Contain the account before the attacker keeps using it
If a Microsoft 365 mailbox is compromised, the first priority is to stop active abuse. Reset the password, revoke sessions, confirm MFA status, and block obvious persistence paths before spending time on root-cause analysis.
Force sign-out and review recent sign-ins
Check whether MFA was missing, bypassed, or fatigue-prompted
Preserve logs and message evidence before cleanup removes context
Look for the business-email-compromise patterns
Small-business mailbox compromises often involve quiet persistence rather than loud destruction. Review inbox rules, forwarding, deleted items, delegated access, and whether the attacker impersonated staff to request payments or share malicious files.

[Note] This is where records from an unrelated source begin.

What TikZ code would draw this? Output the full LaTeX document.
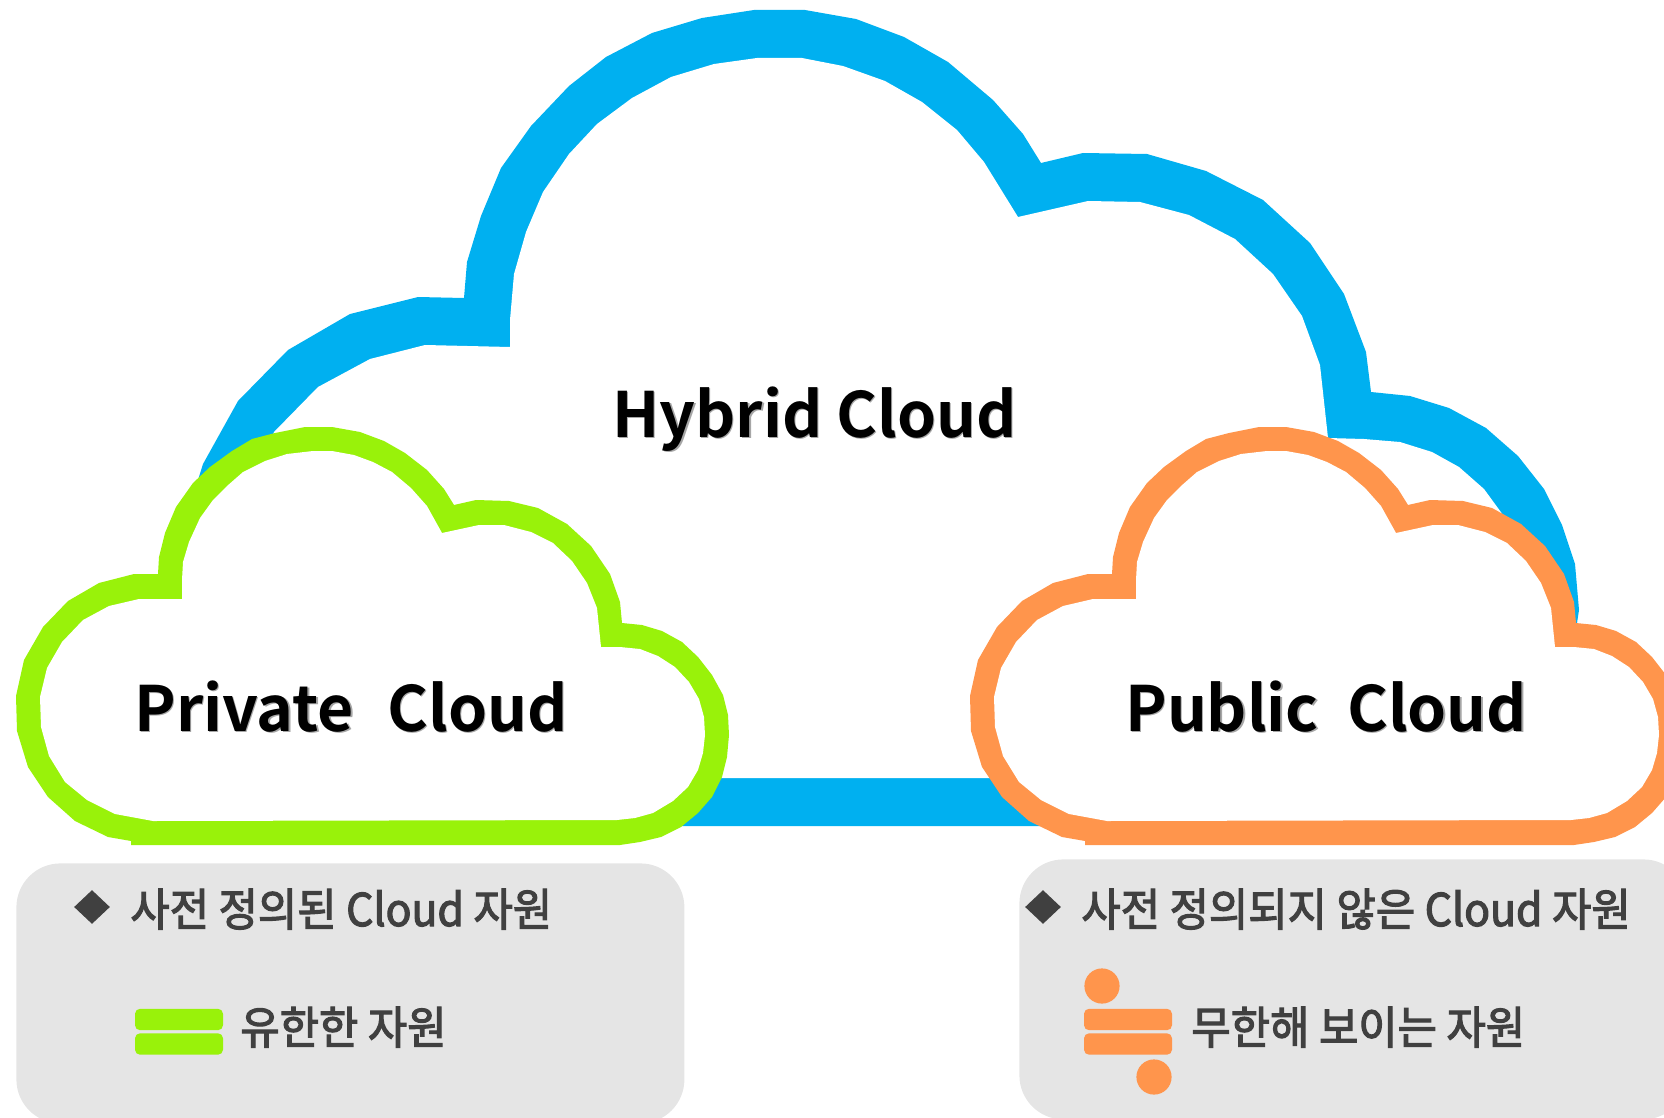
\documentclass[tikz,border=0pt]{standalone}
\usepackage{fontspec}
\usetikzlibrary{shapes.geometric}
\setmainfont{Noto Sans CJK KR}[BoldFont={Noto Sans CJK KR Bold}]
\newfontfamily\krfont{Noto Sans CJK KR}[FakeBold=2.6,FakeStretch=0.95]
\definecolor{hybridblue}{HTML}{00B0F0}
\definecolor{privgreen}{HTML}{99F20A}
\definecolor{pubrange}{HTML}{FF954C}
\definecolor{panelgray}{HTML}{E5E5E5}
\definecolor{textgray}{HTML}{404040}
\newcommand{\cloudtitle}[1]{\fontsize{31.25}{31.25}\selectfont\bfseries\rlap{\kern0.7pt\raisebox{-0.8pt}{\color{black!35}#1}}#1}
% one small cloud, outer edge first and then the inner edge
\newcommand{\smallcloud}[1]{%
    \path [fill=#1] (131,845) -- (131,841) -- (108,837) -- (75,821) -- (48,797) -- (28,767) -- (17,731) -- (16,696)
        -- (24,660) -- (43,627) -- (68,601) -- (99,583) -- (134,574) -- (158,574) -- (159,557) -- (165,533)
        -- (176,507) -- (193,483) -- (210,467) -- (232,451) -- (252,439) -- (275,433) -- (305,427) -- (332,427)
        -- (360,432) -- (384,441) -- (405,453) -- (427,470) -- (444,489) -- (454,505) -- (476,500) -- (509,501)
        -- (538,508) -- (567,524) -- (591,546) -- (610,574) -- (620,602) -- (622,623) -- (642,625) -- (662,631)
        -- (682,642) -- (698,657) -- (712,675) -- (723,695) -- (728,715) -- (729,735) -- (727,757) -- (722,777)
        -- (712,797) -- (698,813) -- (681,827) -- (661,837) -- (640,842) -- (620,845) -- cycle;
    \path [fill=white] (153,821) -- (115,814) -- (87,800) -- (65,782) -- (49,756) -- (41,727) -- (40,697) -- (47,668)
        -- (62,642) -- (83,620) -- (109,606) -- (139,599) -- (182,599) -- (182,580) -- (183,562) -- (189,542)
        -- (200,518) -- (213,500) -- (227,486) -- (243,472) -- (265,461) -- (287,454) -- (313,451) -- (332,451)
        -- (354,455) -- (373,462) -- (392,472) -- (411,488) -- (427,506) -- (442,533) -- (479,525) -- (504,525)
        -- (531,532) -- (553,543) -- (572,561) -- (587,583) -- (597,608) -- (601,647) -- (620,647) -- (640,649)
        -- (658,656) -- (675,667) -- (689,682) -- (699,699) -- (704,717) -- (705,735) -- (703,753) -- (698,770)
        -- (688,787) -- (673,801) -- (653,813) -- (635,818) -- (617,820) -- cycle;}
\begin{document}
\begin{tikzpicture}[x=0.5pt,y=-0.5pt]
    \useasboundingbox (0,0) rectangle (1664,1118);

    % big cloud
    \path [fill=hybridblue] (198,480) -- (203,464) -- (238,401) -- (288,350) -- (350,314) -- (418,297) -- (464,298)
        -- (467,262) -- (481,216) -- (501,168) -- (531,126) -- (569,86) -- (606,57) -- (652,33) -- (702,18)
        -- (754,10) -- (805,10) -- (856,19) -- (904,37) -- (948,62) -- (993,100) -- (1023,134) -- (1041,163)
        -- (1083,153) -- (1147,154) -- (1206,171) -- (1263,200) -- (1310,243) -- (1344,294) -- (1366,352)
        -- (1371,392) -- (1410,396) -- (1449,408) -- (1486,428) -- (1518,456) -- (1544,489) -- (1562,525)
        -- (1575,564) -- (1579,610) -- (1577,623) -- (1500,700) -- (1100,826) -- (620,826) -- (300,800) -- (175,600) -- cycle;
    \path [fill=white] (274,432) -- (318,387) -- (370,359) -- (425,345) -- (510,347) -- (510,320) -- (514,274)
        -- (526,232) -- (543,192) -- (569,154) -- (597,124) -- (632,98) -- (671,77) -- (714,64) -- (757,58)
        -- (802,58) -- (843,66) -- (885,81) -- (922,102) -- (957,130) -- (984,162) -- (1018,217) -- (1088,201)
        -- (1140,202) -- (1189,215) -- (1235,239) -- (1273,274) -- (1302,316) -- (1320,365) -- (1328,438)
        -- (1364,439) -- (1400,442) -- (1432,452) -- (1459,467) -- (1484,489) -- (1503,515) -- (1550,600)
        -- (1500,778) -- (300,778) -- (250,500) -- cycle;

    % the two small ones
    \smallcloud{privgreen}
    \begin{scope}[xshift=477pt]
        \smallcloud{pubrange}
    \end{scope}

    \node (hybrid) [anchor=base west,inner sep=0pt] at (612,437) {\cloudtitle{Hybrid Cloud}};
    \node (private) [anchor=base west,inner sep=0pt] at (134,731) {\cloudtitle{Private\ \ \kern2.5pt Cloud}};
    \node (public) [anchor=base west,inner sep=0pt] at (1125,731) {\cloudtitle{Public\ \ Cloud}};

    % panels under the clouds
    \begin{scope}[every node/.style={fill=panelgray,rounded corners=22pt,inner sep=0pt,anchor=north west}]
        \node (leftpanel) [minimum width=334pt,minimum height=130pt] at (16,863) {};
        \node (rightpanel) [minimum width=334pt,minimum height=130pt] at (1019,859) {};
    \end{scope}
    \begin{scope}[every node/.style={diamond,fill=textgray,inner sep=0pt,minimum width=18pt,minimum height=17pt}]
        \node (leftmark) at (92,907) {};
        \node (rightmark) at (1043,907) {};
    \end{scope}
    \begin{scope}[every node/.style={anchor=base west,inner sep=0pt,text=textgray,font=\krfont\fontsize{22.5}{22.5}\selectfont}]
        \node (lefthead) at (130,926) {사전 정의된 Cloud 자원};
        \node (righthead) at (1081,926) {사전 정의되지 않은 Cloud 자원};
        \node (leftsub) at (240,1044) {유한한 자원};
        \node (rightsub) at (1191,1044) {무한해 보이는 자원};
    \end{scope}

    % bars and dots of the legend
    \begin{scope}[every node/.style={rounded corners=2.5pt,inner sep=0pt,minimum width=44pt,minimum height=10.7pt}]
        \node (greenbartop) [fill=privgreen] at (179,1019.5) {};
        \node (greenbarlow) [fill=privgreen] at (179,1044) {};
        \node (orangebartop) [fill=pubrange] at (1128,1019.5) {};
        \node (orangebarlow) [fill=pubrange] at (1128,1044) {};
    \end{scope}
    \begin{scope}[every node/.style={circle,fill=pubrange,inner sep=0pt,minimum size=17.6pt}]
        \node (dottop) at (1102,986) {};
        \node (dotlow) at (1154,1077) {};
    \end{scope}
\end{tikzpicture}
\end{document}
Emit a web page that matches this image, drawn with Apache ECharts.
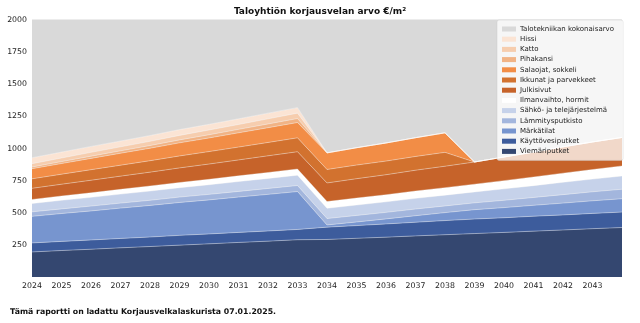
<!DOCTYPE html>
<html>
<head>
<meta charset="utf-8">
<script src="https://cdn.jsdelivr.net/npm/echarts@6/dist/echarts.min.js"></script>
<style>
html,body{margin:0;padding:0;background:#fff;}
#chart{width:640px;height:323px;}
</style>
</head>
<body>
<div id="chart"></div>
<script>
const years = ['2024','2025','2026','2027','2028','2029','2030','2031','2032','2033','2034','2035','2036','2037','2038','2039','2040','2041','2042','2043','2044'];
const yTicks = [250,500,750,1000,1250,1500,1750,2000];

const viemariputket   = [195,206,216,227,237,248,258,269,279,290,292,301,310,320,329,338,347,357,366,376,385];
const kayttovesiputket= [70,71,72,73,74,76,77,78,79,80,96,99,103,106,110,113,114,116,117,119,120];
const markatilat      = [207,217,226,236,246,256,265,275,285,295,17,28,39,51,62,73,79,85,92,98,104];
const lammitysputkisto= [35,36,38,39,40,42,43,44,46,47,50,51,51,52,52,53,57,61,66,70,74];
const sahko           = [65,67,68,70,72,73,75,77,78,80,80,81,82,83,84,85,89,92,96,99,103];
const ilmanvaihto     = [31,33,35,37,39,40,42,44,46,48,52,54,55,57,58,60,64,67,71,74,78];
const julkisivut      = [87,92,98,103,108,114,119,124,130,135,145,151,156,162,167,173,184,194,205,215,222];
const ikkunat         = [74,78,82,85,89,93,97,100,104,108,105,106,106,107,108,0,0,0,0,0,0];
const salaojat        = [79,83,88,93,97,102,106,111,115,119,129,135,141,146,152,0,0,0,0,0,0];
const pihakansi       = [13,15,17,19,21,23,25,27,29,31,0,0,0,0,0,0,0,0,0,0,0];
const katto           = [26,28,30,31,33,35,37,38,40,42,0,0,0,0,0,0,0,0,0,0,0];
const hissi           = [46,46,46,45,45,45,44,44,44,43,0,0,0,0,0,0,0,0,0,0,0];
const talotekniikka   = [1200,1200,1200,1200,1200,1200,1200,1200,1200,1200,1200,1200,1200,1200,1200,1200,1200,1200,1200,1200,1200];

const layers = [
  ['Viemäriputket', viemariputket, '#344770'],
  ['Käyttövesiputket', kayttovesiputket, '#3d5c9c'],
  ['Märkätilat', markatilat, '#7795cf'],
  ['Lämmitysputkisto', lammitysputkisto, '#a3b6dd'],
  ['Sähkö- ja telejärjestelmä', sahko, '#c6d2ea'],
  ['Ilmanvaihto, hormit', ilmanvaihto, '#ffffff'],
  ['Julkisivut', julkisivut, '#c6632a'],
  ['Ikkunat ja parvekkeet', ikkunat, '#d2722f'],
  ['Salaojat, sokkeli', salaojat, '#f28d46'],
  ['Pihakansi', pihakansi, '#f1b385'],
  ['Katto', katto, '#f6cdae'],
  ['Hissi', hissi, '#fbe4d4'],
  ['Talotekniikan kokonaisarvo', talotekniikka, '#d9d9d9']
];

const series = layers.map(([name, vals, color]) => ({
  name: name,
  type: 'line',
  stack: 'total',
  stackStrategy: 'all',
  data: vals,
  showSymbol: false,
  symbol: 'none',
  color: color,
  lineStyle: { width: 0.8, color: 'rgba(255,255,255,0.45)' },
  areaStyle: { color: color, opacity: 1 },
  itemStyle: { color: color },
  emphasis: { disabled: true },
  animation: false
}));

const chart = echarts.init(document.getElementById('chart'), null, { renderer: 'canvas' });
chart.setOption({
  animation: false,
  textStyle: { fontFamily: 'DejaVu Sans' },
  title: {
    text: 'Taloyhtiön korjausvelan arvo €/m²',
    left: 'center',
    top: 7,
    padding: 0,
    textStyle: { fontSize: 9, fontWeight: 'bold', color: '#111', fontFamily: 'DejaVu Sans' }
  },
  grid: { left: 32, right: 18, top: 20, bottom: 46, show: true, backgroundColor: '#d9d9d9', borderWidth: 0 },
  legend: {
    orient: 'vertical',
    left: 497,
    top: 20,
    padding: [4, 9, 4, 5],
    itemWidth: 14,
    itemHeight: 5,
    itemGap: 0.2,
    icon: 'rect',
    backgroundColor: 'rgba(255,255,255,0.75)',
    borderColor: 'rgba(200,200,200,0.8)',
    borderWidth: 0.5,
    borderRadius: 2,
    data: layers.map(l => l[0]).reverse(),
    textStyle: { fontSize: 7, lineHeight: 10, color: '#222', fontFamily: 'DejaVu Sans', padding: [0,0,0,-1] },
    selectedMode: false
  },
  xAxis: {
    type: 'category',
    data: years,
    boundaryGap: false,
    axisLine: { show: false },
    axisTick: { show: false },
    splitLine: { show: false },
    axisLabel: {
      interval: 0,
      fontSize: 7.8, color: '#222', margin: 5,
      formatter: v => (v === years[years.length - 1] ? '' : v)
    }
  },
  yAxis: {
    type: 'value',
    min: 0,
    max: yTicks[yTicks.length - 1],
    interval: yTicks[0],
    axisLine: { show: false },
    axisTick: { show: false },
    splitLine: { show: false },
    axisLabel: {
      fontSize: 7.8, color: '#222', margin: 5,
      formatter: v => (yTicks.includes(v) ? String(v) : '')
    }
  },
  graphic: [{
    type: 'text',
    left: 10,
    top: 308,
    style: {
      text: 'Tämä raportti on ladattu Korjausvelkalaskurista 07.01.2025.',
      fontSize: 7.8,
      fontWeight: 'bold',
      fontFamily: 'DejaVu Sans',
      fill: '#111'
    }
  }],
  series: series
});
</script>
</body>
</html>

Search for hidden forwarding and reply-to manipulation
Check whether clients received fake invoices or payment updates
Review whether other shared mailboxes or admins were touched
Recovery is not finished until you fix the path in
A mailbox reset is only the start. You still need to understand how the attacker got access, which accounts trust that mailbox, and what hardening changes prevent a repeat. For small businesses, this usually means turning a one-mailbox incident into a broader identity and email-control review.
Frequently asked questions
What if the attacker set up forwarding but there are no obvious sent emails?
That is common. Attackers often watch silently, create rules, or send from deleted items and other paths that do not leave a normal sent-mail trail. Rule review and sign-in analysis matter more than the sent folder alone.
Should we tell clients immediately?
Tell them when you know enough to be useful. If fake invoices, payment changes, or malicious messages were sent, notify affected clients quickly with clear instructions on what to ignore and what to verify.
Can a small business handle this without outside help?
Sometimes, if the issue is caught early and you have strong Microsoft 365 admin experience. If the mailbox touched money movement, client trust, or more than one account, specialist incident handling is usually worth it.